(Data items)
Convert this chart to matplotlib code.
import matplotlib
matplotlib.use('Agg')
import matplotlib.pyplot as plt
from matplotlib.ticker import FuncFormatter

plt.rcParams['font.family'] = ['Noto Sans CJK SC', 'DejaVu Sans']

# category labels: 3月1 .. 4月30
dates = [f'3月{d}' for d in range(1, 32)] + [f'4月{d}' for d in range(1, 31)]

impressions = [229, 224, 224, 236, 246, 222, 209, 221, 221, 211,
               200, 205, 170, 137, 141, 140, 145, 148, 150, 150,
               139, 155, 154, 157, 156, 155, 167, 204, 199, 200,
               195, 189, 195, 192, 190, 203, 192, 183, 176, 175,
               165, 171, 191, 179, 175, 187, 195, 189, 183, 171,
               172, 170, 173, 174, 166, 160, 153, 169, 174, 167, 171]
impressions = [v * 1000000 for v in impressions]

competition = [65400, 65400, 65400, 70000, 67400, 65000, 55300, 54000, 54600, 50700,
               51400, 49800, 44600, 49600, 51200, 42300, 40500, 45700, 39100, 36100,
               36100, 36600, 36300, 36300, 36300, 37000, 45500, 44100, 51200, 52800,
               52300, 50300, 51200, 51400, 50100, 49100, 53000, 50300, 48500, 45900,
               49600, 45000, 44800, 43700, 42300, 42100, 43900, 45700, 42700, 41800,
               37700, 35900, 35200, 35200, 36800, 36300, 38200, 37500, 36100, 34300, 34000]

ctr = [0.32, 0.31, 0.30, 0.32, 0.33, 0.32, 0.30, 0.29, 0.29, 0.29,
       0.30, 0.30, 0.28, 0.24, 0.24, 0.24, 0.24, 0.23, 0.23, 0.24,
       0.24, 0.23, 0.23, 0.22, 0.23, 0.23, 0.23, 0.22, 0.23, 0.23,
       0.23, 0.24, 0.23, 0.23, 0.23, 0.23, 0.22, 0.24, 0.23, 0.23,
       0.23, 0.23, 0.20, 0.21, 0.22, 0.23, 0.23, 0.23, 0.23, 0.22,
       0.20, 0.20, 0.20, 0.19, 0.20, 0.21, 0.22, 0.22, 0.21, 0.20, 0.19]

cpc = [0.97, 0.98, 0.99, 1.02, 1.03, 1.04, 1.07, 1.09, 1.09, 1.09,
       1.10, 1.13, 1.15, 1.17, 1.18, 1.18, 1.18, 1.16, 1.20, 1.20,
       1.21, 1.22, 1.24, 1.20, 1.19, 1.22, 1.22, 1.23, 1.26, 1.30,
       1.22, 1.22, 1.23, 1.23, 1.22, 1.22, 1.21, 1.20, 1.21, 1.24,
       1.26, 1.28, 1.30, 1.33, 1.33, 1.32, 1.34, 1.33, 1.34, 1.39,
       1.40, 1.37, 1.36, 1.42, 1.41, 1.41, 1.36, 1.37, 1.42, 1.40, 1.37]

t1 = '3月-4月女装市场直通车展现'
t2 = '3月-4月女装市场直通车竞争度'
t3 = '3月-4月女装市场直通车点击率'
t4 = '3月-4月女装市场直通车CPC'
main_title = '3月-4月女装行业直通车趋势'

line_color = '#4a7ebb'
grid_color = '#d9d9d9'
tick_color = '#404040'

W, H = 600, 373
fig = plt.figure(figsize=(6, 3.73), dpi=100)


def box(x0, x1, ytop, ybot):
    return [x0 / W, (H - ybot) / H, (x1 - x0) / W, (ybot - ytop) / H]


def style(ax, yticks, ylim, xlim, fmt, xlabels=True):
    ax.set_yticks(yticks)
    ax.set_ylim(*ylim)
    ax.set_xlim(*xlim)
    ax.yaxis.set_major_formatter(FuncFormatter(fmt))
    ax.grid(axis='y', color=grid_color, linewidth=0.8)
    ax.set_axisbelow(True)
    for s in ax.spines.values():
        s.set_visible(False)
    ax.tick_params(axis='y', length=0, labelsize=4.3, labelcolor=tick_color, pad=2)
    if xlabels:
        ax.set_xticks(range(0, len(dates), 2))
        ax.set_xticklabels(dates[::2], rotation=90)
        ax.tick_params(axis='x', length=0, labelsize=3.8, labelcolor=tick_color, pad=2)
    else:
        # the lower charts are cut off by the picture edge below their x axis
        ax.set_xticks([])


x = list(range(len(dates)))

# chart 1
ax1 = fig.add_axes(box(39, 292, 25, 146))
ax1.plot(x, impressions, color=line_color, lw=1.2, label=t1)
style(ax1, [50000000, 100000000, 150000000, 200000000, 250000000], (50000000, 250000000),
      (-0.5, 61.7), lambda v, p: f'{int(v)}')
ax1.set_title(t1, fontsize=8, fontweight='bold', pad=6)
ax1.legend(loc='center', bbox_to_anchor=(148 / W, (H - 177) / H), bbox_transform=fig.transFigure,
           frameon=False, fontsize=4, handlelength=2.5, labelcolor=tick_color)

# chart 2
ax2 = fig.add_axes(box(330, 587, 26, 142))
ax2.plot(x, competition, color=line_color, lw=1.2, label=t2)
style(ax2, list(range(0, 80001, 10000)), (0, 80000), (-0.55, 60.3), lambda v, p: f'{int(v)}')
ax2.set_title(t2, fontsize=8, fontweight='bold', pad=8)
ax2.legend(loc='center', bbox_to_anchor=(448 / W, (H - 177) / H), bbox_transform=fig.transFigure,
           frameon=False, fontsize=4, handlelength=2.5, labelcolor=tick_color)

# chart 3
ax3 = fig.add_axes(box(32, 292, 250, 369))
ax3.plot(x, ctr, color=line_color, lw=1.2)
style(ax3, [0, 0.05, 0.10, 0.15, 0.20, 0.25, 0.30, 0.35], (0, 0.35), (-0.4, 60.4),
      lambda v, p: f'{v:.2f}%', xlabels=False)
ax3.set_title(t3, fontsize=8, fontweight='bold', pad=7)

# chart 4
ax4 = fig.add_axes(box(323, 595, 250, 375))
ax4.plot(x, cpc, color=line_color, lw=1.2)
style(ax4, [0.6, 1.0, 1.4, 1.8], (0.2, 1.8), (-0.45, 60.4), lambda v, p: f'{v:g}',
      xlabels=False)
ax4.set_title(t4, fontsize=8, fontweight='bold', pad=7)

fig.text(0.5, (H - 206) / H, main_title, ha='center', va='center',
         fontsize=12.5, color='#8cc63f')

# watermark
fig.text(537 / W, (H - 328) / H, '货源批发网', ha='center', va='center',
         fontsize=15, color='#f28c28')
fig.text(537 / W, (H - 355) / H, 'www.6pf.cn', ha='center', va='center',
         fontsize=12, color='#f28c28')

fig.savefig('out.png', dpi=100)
...
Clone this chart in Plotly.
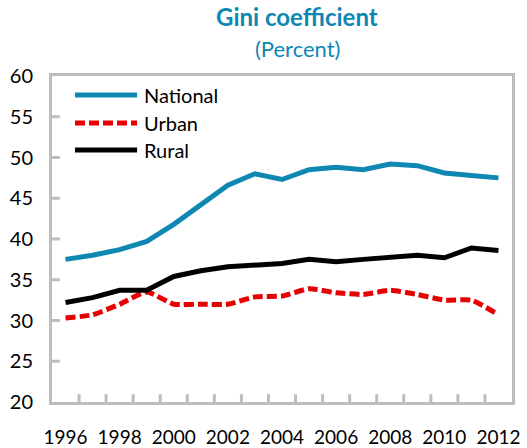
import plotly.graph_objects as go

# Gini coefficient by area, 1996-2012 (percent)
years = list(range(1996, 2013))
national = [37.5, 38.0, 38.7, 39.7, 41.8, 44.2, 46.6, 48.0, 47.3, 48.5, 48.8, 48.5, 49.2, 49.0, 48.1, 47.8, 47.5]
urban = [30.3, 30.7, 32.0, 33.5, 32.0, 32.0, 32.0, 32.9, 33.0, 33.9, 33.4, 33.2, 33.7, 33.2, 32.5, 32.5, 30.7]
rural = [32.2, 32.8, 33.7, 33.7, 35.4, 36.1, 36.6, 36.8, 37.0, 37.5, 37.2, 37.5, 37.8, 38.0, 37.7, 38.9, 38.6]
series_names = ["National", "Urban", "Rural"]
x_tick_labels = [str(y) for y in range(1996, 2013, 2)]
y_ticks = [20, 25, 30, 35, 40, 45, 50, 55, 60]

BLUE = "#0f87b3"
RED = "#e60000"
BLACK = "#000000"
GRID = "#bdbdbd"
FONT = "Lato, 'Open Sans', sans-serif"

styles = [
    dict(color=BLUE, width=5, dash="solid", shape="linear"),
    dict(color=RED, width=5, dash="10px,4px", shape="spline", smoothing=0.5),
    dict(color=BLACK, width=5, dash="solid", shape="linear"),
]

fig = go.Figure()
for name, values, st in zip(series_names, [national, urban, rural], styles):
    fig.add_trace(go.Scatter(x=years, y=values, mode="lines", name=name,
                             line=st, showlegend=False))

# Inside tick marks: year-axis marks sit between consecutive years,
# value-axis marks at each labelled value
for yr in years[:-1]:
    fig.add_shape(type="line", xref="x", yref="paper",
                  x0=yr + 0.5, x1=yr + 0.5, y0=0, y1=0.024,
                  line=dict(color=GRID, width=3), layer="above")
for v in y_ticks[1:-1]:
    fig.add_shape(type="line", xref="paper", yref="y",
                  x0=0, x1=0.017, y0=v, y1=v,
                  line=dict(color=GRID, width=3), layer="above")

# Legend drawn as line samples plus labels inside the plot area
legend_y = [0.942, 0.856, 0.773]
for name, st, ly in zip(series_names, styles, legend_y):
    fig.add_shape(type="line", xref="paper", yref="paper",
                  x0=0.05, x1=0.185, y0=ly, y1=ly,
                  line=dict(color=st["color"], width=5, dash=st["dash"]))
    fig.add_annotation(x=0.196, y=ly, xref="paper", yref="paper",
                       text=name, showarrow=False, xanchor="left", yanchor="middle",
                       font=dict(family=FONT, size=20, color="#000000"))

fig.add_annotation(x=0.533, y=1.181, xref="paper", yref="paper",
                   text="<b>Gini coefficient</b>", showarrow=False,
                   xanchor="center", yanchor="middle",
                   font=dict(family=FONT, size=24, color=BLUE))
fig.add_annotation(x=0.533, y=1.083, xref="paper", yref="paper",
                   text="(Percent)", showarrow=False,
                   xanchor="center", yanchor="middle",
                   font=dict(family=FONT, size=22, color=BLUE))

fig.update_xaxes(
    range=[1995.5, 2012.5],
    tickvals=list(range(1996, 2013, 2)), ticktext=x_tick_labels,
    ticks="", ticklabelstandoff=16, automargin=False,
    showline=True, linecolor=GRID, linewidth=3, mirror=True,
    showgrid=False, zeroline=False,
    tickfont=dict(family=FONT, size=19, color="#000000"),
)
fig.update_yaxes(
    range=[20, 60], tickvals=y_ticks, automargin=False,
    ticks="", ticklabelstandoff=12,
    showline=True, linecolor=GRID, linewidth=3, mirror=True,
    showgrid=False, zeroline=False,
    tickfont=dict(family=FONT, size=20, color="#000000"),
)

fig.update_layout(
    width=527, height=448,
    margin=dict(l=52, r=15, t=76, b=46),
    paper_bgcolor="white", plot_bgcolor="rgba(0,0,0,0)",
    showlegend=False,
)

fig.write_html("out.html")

Given problem> Repeat the span of lines that opens with the line holding "Convert this chart to matplotlib code." and closes with the line holding "in range(1, 31)]", exactly as it stands.

Correct answer>
Convert this chart to matplotlib code.
import matplotlib
matplotlib.use('Agg')
import matplotlib.pyplot as plt
from matplotlib.ticker import FuncFormatter

plt.rcParams['font.family'] = ['Noto Sans CJK SC', 'DejaVu Sans']

# category labels: 3月1 .. 4月30
dates = [f'3月{d}' for d in range(1, 32)] + [f'4月{d}' for d in range(1, 31)]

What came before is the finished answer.